Feldman is quick to add one important caveat: that the separation of powers was not a “theological necessity with Islam” (p. 620). In the Sunni tradition, the Prophet was regarded as a figure who not only transmitted to believers the divine law, but also “told people how to apply it”—effectively unifying executive and interpretive functions at himself (p. 620). Similarly, in Shīʿī Islam, “not only the Prophet, but the men who followed him, his successors” did the exact same thing (p. 621).

Despite this caveat, the separation of powers was an entrenched notion in Islamic legal culture, Feldman argues, until the introduction of modern constitutions to the Islamic world. The problem with the modern era, and its introduction of Western-type constitutions to the Muslim world, in Feldman’s view, is that “they no longer had the scholars who were the traditional keepers of Islamic law”—in other words, the community of scholars who traditionally interpreted the law, and when necessary, corrected the ruler, no longer existed under the Western type of constitutional scheme (p. 621). “Once the scholars had been sidelined, the consequence was what you might expect: a strong ruler, a strong executive…” (p. 622).

Feldman then turns to modern forms of Islamic constitutionalism to examine why, as is the case in Iraq, Islamic-oriented political parties garner most of the popular support: he argues that it is, at least partly, because Islam’s promise of a workable government with a notion of separation of powers.

Further, referencing once again the divine nature of Islamic law, and how according to Islam, with no exceptions, everyone is subordinated to law, Feldman concludes that Islam embraces the notion of the rule of law too—unlike, as Feldman notes, the Roman Empire, where the ruler was regarded as being above the law.

Having established that separation of powers and the rule of law are concepts not foreign, but on the contrary, quite central to Islamic law, Feldman returns to discussion of how modern constitutions, especially with regards to the Sunni world, caused “a possibly irreversible loss of prestige” among the scholars—exacerbating the modern state of separation of powers.
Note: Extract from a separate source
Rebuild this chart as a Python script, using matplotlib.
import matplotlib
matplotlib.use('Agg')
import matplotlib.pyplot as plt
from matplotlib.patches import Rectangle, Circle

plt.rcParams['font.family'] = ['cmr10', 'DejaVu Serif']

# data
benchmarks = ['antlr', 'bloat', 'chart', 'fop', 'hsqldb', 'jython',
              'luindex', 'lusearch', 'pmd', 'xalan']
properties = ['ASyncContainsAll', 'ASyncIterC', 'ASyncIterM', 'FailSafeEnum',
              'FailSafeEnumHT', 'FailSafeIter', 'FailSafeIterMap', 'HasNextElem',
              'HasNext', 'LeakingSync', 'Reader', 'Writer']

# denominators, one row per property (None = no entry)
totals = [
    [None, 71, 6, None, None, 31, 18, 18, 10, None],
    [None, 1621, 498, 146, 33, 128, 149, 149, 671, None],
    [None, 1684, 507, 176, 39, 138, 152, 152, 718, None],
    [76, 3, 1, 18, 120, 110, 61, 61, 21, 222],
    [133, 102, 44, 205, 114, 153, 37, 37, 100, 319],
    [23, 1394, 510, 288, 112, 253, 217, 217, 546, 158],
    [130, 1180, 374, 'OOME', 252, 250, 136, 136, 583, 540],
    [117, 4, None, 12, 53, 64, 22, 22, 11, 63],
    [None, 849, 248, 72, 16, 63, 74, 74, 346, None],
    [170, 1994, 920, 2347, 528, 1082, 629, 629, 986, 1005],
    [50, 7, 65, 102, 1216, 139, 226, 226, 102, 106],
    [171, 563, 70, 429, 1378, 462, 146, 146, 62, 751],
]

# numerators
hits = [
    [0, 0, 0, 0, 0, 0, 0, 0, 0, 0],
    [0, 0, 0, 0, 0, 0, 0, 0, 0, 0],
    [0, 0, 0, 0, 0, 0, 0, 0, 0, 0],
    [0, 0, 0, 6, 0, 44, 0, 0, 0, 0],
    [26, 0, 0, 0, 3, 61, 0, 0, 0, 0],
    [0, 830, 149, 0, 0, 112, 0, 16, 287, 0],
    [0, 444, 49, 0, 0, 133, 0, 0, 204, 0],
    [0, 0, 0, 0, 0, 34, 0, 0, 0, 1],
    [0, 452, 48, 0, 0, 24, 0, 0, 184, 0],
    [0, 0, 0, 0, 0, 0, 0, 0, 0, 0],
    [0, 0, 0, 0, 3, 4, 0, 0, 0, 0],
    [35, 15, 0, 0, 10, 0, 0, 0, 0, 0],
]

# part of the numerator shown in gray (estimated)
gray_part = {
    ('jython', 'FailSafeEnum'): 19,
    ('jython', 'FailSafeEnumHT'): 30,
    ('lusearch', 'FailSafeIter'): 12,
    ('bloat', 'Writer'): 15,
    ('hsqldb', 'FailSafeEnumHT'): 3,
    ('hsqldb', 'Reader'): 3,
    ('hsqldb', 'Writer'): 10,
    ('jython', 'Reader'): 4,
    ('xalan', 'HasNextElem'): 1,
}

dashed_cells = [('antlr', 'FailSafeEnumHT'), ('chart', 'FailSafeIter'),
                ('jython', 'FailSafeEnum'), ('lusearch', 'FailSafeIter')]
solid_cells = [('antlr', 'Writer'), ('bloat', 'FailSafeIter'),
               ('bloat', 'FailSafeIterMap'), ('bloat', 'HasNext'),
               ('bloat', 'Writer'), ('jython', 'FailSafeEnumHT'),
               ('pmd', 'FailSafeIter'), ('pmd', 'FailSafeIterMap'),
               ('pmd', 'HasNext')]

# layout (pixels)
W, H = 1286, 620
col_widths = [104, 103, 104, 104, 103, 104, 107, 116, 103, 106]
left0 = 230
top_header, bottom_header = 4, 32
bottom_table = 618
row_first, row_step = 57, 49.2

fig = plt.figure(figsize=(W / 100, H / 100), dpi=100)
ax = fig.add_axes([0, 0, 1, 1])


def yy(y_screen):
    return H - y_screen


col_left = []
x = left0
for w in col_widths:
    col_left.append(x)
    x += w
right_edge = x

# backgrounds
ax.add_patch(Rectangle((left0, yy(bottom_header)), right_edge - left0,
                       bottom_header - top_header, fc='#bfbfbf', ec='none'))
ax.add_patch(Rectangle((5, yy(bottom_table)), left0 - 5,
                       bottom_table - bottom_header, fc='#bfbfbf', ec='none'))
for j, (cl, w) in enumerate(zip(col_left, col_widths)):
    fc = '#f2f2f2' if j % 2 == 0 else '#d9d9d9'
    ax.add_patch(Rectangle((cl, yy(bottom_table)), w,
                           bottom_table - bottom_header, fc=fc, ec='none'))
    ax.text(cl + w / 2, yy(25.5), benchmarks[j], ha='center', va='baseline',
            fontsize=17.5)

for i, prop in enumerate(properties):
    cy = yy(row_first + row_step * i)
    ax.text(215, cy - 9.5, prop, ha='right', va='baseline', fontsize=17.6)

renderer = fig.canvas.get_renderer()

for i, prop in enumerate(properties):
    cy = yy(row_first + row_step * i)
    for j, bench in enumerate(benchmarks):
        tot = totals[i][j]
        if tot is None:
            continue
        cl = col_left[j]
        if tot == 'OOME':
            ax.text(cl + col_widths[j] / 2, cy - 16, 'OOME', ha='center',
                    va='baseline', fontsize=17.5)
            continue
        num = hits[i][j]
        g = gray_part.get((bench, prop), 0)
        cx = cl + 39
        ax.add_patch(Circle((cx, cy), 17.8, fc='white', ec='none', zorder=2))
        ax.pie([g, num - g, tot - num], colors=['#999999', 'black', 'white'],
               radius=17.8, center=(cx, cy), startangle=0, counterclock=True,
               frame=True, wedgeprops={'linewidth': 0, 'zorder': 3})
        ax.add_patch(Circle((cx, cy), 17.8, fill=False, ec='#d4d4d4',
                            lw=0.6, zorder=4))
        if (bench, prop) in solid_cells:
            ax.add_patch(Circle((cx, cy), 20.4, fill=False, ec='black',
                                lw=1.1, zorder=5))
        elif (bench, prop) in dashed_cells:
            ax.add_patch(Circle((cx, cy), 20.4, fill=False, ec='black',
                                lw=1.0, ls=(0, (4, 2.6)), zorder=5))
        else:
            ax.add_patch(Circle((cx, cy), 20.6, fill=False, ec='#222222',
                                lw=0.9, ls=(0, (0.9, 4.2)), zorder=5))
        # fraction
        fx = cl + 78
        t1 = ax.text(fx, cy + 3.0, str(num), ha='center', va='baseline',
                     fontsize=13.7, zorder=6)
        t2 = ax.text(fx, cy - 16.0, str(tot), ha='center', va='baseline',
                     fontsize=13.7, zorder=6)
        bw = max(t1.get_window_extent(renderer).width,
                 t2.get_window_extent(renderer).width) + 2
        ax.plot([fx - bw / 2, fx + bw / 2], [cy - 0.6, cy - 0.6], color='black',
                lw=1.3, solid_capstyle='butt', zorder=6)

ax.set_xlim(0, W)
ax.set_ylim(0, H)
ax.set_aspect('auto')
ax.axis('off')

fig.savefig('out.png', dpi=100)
Feldman argues that Iran is not a fitting example, because in Iran, the system is what is “sometimes called … the Rule of the Jurist….” Saudi Arabia, on the other hand, has subjected its scholars to an overly powerful monarchy—again disrupting the balance between jurists and the ruler.

Key Terms:

  • Islamic law: how Islamic law is perceived as “a system of laws that fundamentally delivers just government” (p. 618); how Islamic law embraces the idea of separation of powers because of the traditional dichotomy that has existed: a ruler who applies laws and a community of scholars who interprets and pronounces on what the law is (p. 620); how the community of scholars could, if need be, correct the ruler, and if the ruler acted contrary to God’s law, the rulers could “tell him, sir, you have got it wrong” (p. 620); how the separation of powers is no “theological necessity” in Islam, as exemplified by the Prophet who said what the law was as well as showed its best application (p. 620); how according to Islamic law, everyone is subjected to it and how this amounts to Islamic law’s embrace of a form of rule of law (p. 624, 626)
  • Qurʾān: how it is considered to be God’s words, though varying interpretations of it exist (p. 619); how the fact that Qurʾān does not cover all human situations has made interpretation of it an inevitable phenomenon (p. 619)
  • Muhammad: how the Prophet serves as an important caveat to Islamic law’s embrace of the separation of powers as in his personality were united the functions of both transmitting to believers what the law was and how it was to be applied (p. 620)
  • Shīʿī: how the Shīʿī tradition conceived of not only the Prophet, but also of his successors as people who “combined the capacities to understand God’s law better than any other living person and also apply it” (p. 621).
  • Sunnī: how the Sunnī tradition believes the Prophet to have united both interpretive and executive functions (p. 620); how the Sunnī world’s jurists have especially suffered a loss of prestige with the introduction of modern governments (p. 628)
  • Islamic family law: how the jurist’s tasks, in modern times, is confined to matters of family law, diminishing their former centrality to interpreting divine law (p. 628)
  • Islamic constitutional law: how the adoption of modern, Western-types of constitutions disrupted the Islamic embrace of separation of powers sustained by way of the functional divide that existed between the ruler and the jurists: modern constitutions made no mention of the jurists (p. 621), effectively “sidelin[ing]” them (p. 622); how in modern times, the support garnered by Islamic parties in elections could partly be attributed to their idea of having Islamic elements in the ruling of the country, and by implication Islam’s embrace of separation of powers that will “force the government actually to be honest…” (p. 622); how Iraq exemplifies this failure of modern constitutionalism with the jurists being sidelined (p. 623); how Iran cannot be said to have achieved Islamic law’s embrace of separation of powers because of Khomeini’s “distinctive contribution to Shīʿī political thought”—that is, “the Guardianship of the Jurist or the Rule of the Jurist” (p. 629); how Saudi Arabia, too, cannot serve as a good example for Islamic law’s embrace of separation of powers as scholars there are subordinated to a very powerful executive, that is, the monarchy (p. 630).